**Work to complete:** Can you output the material exactly as written, minus any pictures it holds?

• • • •

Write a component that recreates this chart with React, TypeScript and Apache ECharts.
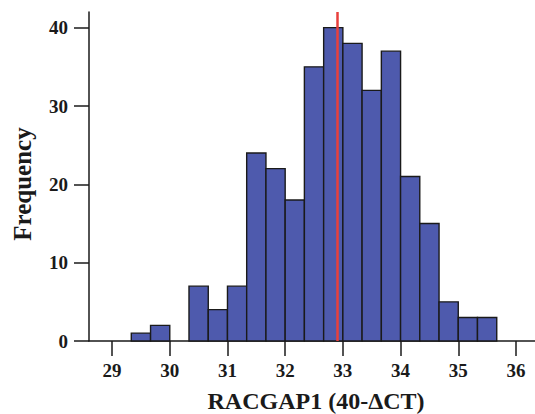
import React, { useEffect, useRef } from "react";
import * as echarts from "echarts";

const binStarts = [29.333, 29.667, 30.0, 30.333, 30.667, 31.0, 31.333, 31.667, 32.0, 32.333, 32.667, 33.0, 33.333, 33.667, 34.0, 34.333, 34.667, 35.0, 35.333];
const binEnds = [29.667, 30.0, 30.333, 30.667, 31.0, 31.333, 31.667, 32.0, 32.333, 32.667, 33.0, 33.333, 33.667, 34.0, 34.333, 34.667, 35.0, 35.333, 35.667];
const counts = [1, 2, 0, 7, 4, 7, 24, 22, 18, 35, 40, 38, 32, 37, 21, 15, 5, 3, 3];
const xTicks = [29, 30, 31, 32, 33, 34, 35, 36];
const yTicks = [0, 10, 20, 30, 40];
const meanValue = 32.91;
const xTitle = "RACGAP1 (40-\u0394CT)";
const yTitle = "Frequency";

const FONT = "'Liberation Serif', 'Times New Roman', serif";

export default function App() {
  const ref = useRef<HTMLDivElement>(null);
  useEffect(() => {
    document.body.style.margin = "0";
    if (!ref.current) return;
    const chart = echarts.init(ref.current, null, { renderer: "svg" });
    const data = binStarts.map((s, i) => [s, binEnds[i], counts[i]]);
    chart.setOption({
      animation: false,
      backgroundColor: "#ffffff",
      grid: { left: 89, right: 0, top: 12, bottom: 73 },
      xAxis: {
        type: "value",
        min: 28.6,
        max: 36.33,
        axisLine: { show: true, lineStyle: { color: "#1a1a1a", width: 1.5 } },
        axisTick: { show: true, customValues: xTicks, length: 15, lineStyle: { color: "#1a1a1a", width: 1.5 } },
        axisLabel: { customValues: xTicks, fontFamily: FONT, fontWeight: "bold", fontSize: 19, color: "#1a1a1a", margin: 20 },
        splitLine: { show: false },
      },
      yAxis: {
        type: "value",
        min: 0,
        max: 42,
        axisLine: { show: true, lineStyle: { color: "#1a1a1a", width: 1.5 } },
        axisTick: { show: true, customValues: yTicks, length: 15, lineStyle: { color: "#1a1a1a", width: 1.5 } },
        axisLabel: { customValues: yTicks, fontFamily: FONT, fontWeight: "bold", fontSize: 19, color: "#1a1a1a", margin: 21 },
        splitLine: { show: false },
      },
      graphic: [
        {
          type: "text",
          x: 22,
          y: 184,
          rotation: Math.PI / 2,
          style: { text: yTitle, fontFamily: FONT, fontWeight: "bold", fontSize: 25, fill: "#1a1a1a", align: "center", verticalAlign: "middle" },
        },
        {
          type: "text",
          x: 316,
          y: 401,
          style: { text: xTitle, fontFamily: FONT, fontWeight: "bold", fontSize: 24, fill: "#1a1a1a", align: "center", verticalAlign: "middle" },
        },
      ],
      series: [
        {
          type: "custom",
          data,
          encode: { x: [0, 1], y: 2 },
          renderItem: (params: any, api: any) => {
            const v = api.value(2);
            if (!v) return null;
            const p0 = api.coord([api.value(0), 0]);
            const p1 = api.coord([api.value(1), v]);
            return {
              type: "rect",
              shape: { x: p0[0], y: p1[1], width: p1[0] - p0[0], height: p0[1] - p1[1] },
              style: { fill: "#4e5aad", stroke: "#1a1a1a", lineWidth: 1.4 },
            };
          },
          markLine: {
            silent: true,
            symbol: "none",
            label: { show: false },
            lineStyle: { color: "#e8403c", width: 2.5, type: "solid" },
            data: [{ xAxis: meanValue }],
          },
          z: 2,
        },
      ],
    });
    return () => chart.dispose();
  }, []);
  return <div ref={ref} style={{ width: 535, height: 414 }} />;
}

• • • •

**Result of this exercise:**
Write a component that recreates this chart with React, TypeScript and Apache ECharts.
import React, { useEffect, useRef } from "react";
import * as echarts from "echarts";

const binStarts = [29.333, 29.667, 30.0, 30.333, 30.667, 31.0, 31.333, 31.667, 32.0, 32.333, 32.667, 33.0, 33.333, 33.667, 34.0, 34.333, 34.667, 35.0, 35.333];
const binEnds = [29.667, 30.0, 30.333, 30.667, 31.0, 31.333, 31.667, 32.0, 32.333, 32.667, 33.0, 33.333, 33.667, 34.0, 34.333, 34.667, 35.0, 35.333, 35.667];
const counts = [1, 2, 0, 7, 4, 7, 24, 22, 18, 35, 40, 38, 32, 37, 21, 15, 5, 3, 3];
const xTicks = [29, 30, 31, 32, 33, 34, 35, 36];
const yTicks = [0, 10, 20, 30, 40];
const meanValue = 32.91;
const xTitle = "RACGAP1 (40-\u0394CT)";
const yTitle = "Frequency";

const FONT = "'Liberation Serif', 'Times New Roman', serif";

export default function App() {
  const ref = useRef<HTMLDivElement>(null);
  useEffect(() => {
    document.body.style.margin = "0";
    if (!ref.current) return;
    const chart = echarts.init(ref.current, null, { renderer: "svg" });
    const data = binStarts.map((s, i) => [s, binEnds[i], counts[i]]);
    chart.setOption({
      animation: false,
      backgroundColor: "#ffffff",
      grid: { left: 89, right: 0, top: 12, bottom: 73 },
      xAxis: {
        type: "value",
        min: 28.6,
        max: 36.33,
        axisLine: { show: true, lineStyle: { color: "#1a1a1a", width: 1.5 } },
        axisTick: { show: true, customValues: xTicks, length: 15, lineStyle: { color: "#1a1a1a", width: 1.5 } },
        axisLabel: { customValues: xTicks, fontFamily: FONT, fontWeight: "bold", fontSize: 19, color: "#1a1a1a", margin: 20 },
        splitLine: { show: false },
      },
      yAxis: {
        type: "value",
        min: 0,
        max: 42,
        axisLine: { show: true, lineStyle: { color: "#1a1a1a", width: 1.5 } },
        axisTick: { show: true, customValues: yTicks, length: 15, lineStyle: { color: "#1a1a1a", width: 1.5 } },
        axisLabel: { customValues: yTicks, fontFamily: FONT, fontWeight: "bold", fontSize: 19, color: "#1a1a1a", margin: 21 },
        splitLine: { show: false },
      },
      graphic: [
        {
          type: "text",
          x: 22,
          y: 184,
          rotation: Math.PI / 2,
          style: { text: yTitle, fontFamily: FONT, fontWeight: "bold", fontSize: 25, fill: "#1a1a1a", align: "center", verticalAlign: "middle" },
        },
        {
          type: "text",
          x: 316,
          y: 401,
          style: { text: xTitle, fontFamily: FONT, fontWeight: "bold", fontSize: 24, fill: "#1a1a1a", align: "center", verticalAlign: "middle" },
        },
      ],
      series: [
        {
          type: "custom",
          data,
          encode: { x: [0, 1], y: 2 },
          renderItem: (params: any, api: any) => {
            const v = api.value(2);
            if (!v) return null;
            const p0 = api.coord([api.value(0), 0]);
            const p1 = api.coord([api.value(1), v]);
            return {
              type: "rect",
              shape: { x: p0[0], y: p1[1], width: p1[0] - p0[0], height: p0[1] - p1[1] },
              style: { fill: "#4e5aad", stroke: "#1a1a1a", lineWidth: 1.4 },
            };
          },
          markLine: {
            silent: true,
            symbol: "none",
            label: { show: false },
            lineStyle: { color: "#e8403c", width: 2.5, type: "solid" },
            data: [{ xAxis: meanValue }],
          },
          z: 2,
        },
      ],
    });
    return () => chart.dispose();
  }, []);
  return <div ref={ref} style={{ width: 535, height: 414 }} />;
}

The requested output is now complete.